In seinem neuen Buch "Christliche Erneuerungen in schwierigen Zeiten" (Claudius-Verlag, München) kritisiert Moltmann eine "Dialoginflation". "Wir leben in einer Post-Wahrheitsära. Das zeigen auch die Fake-News und die Talkshows, in denen es nicht um ein Ringen um Wahrheit geht, sondern darum, möglichst viel Redezeit zu bekommen", sagte er dem epd. Viele seiner jüngeren Kollegen führten mit allen Dialog, um die Gemeinschaft zu fördern, aber nicht die Wahrheit. "Doch warum geht nicht Wahrheit und Gemeinschaft zusammen?" Streit könne produktiv sein - wenn er sich in gesitteten Bahnen abspielt und sich nicht in Beleidigungen äußert.

"Täterorientiert"

Mit Blick auf die Ökumene wird laut Moltmann die Frage des gemeinsamen Abendmahls wesentlich bleiben. Er schlägt vor, erst einmal gemeinsam an einem Tisch zusammenzukommen, das Abendmahl zu feiern und dann anschließend über die Theorie des Abendmahls zu reden: "Dann könnte sich zeigen, dass es gar keine Hindernisse mehr gibt, auch in Zukunft gemeinsam Brot und Wein zu teilen."
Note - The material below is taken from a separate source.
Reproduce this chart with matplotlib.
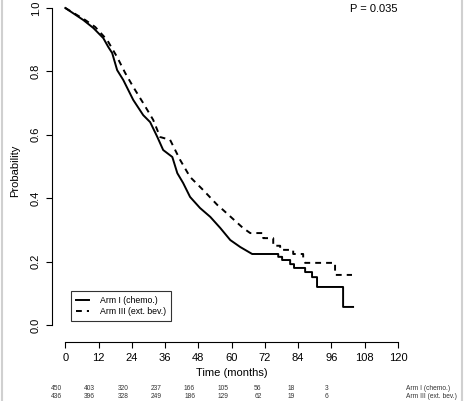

Der 92-Jährige prangerte auch die Fälle von sexuellem Missbrauch in den Kirchen an. Bereits seit 20 Jahren habe er auf die Opfer hingewiesen und keiner habe das aufgenommen. Die Gnadenlehre der christlichen Kirchen und die Rechtfertigungslehre der reformatorischen Kirchen sei zu täterorientiert: "Die Sünder sollen Buße tun und gerechtfertigt werden und die Opfer der Sünde sind nicht im Blick." Doch es müsse beides geben: Die Befreiung der Unterdrückten, Missbrauchten und Marginalisierten ebenso wie die Befreiung der Unterdrücker, Herren und Mächtigen, so der Theologe, dessen "Theologie der Hoffnung" international beachtet wurde.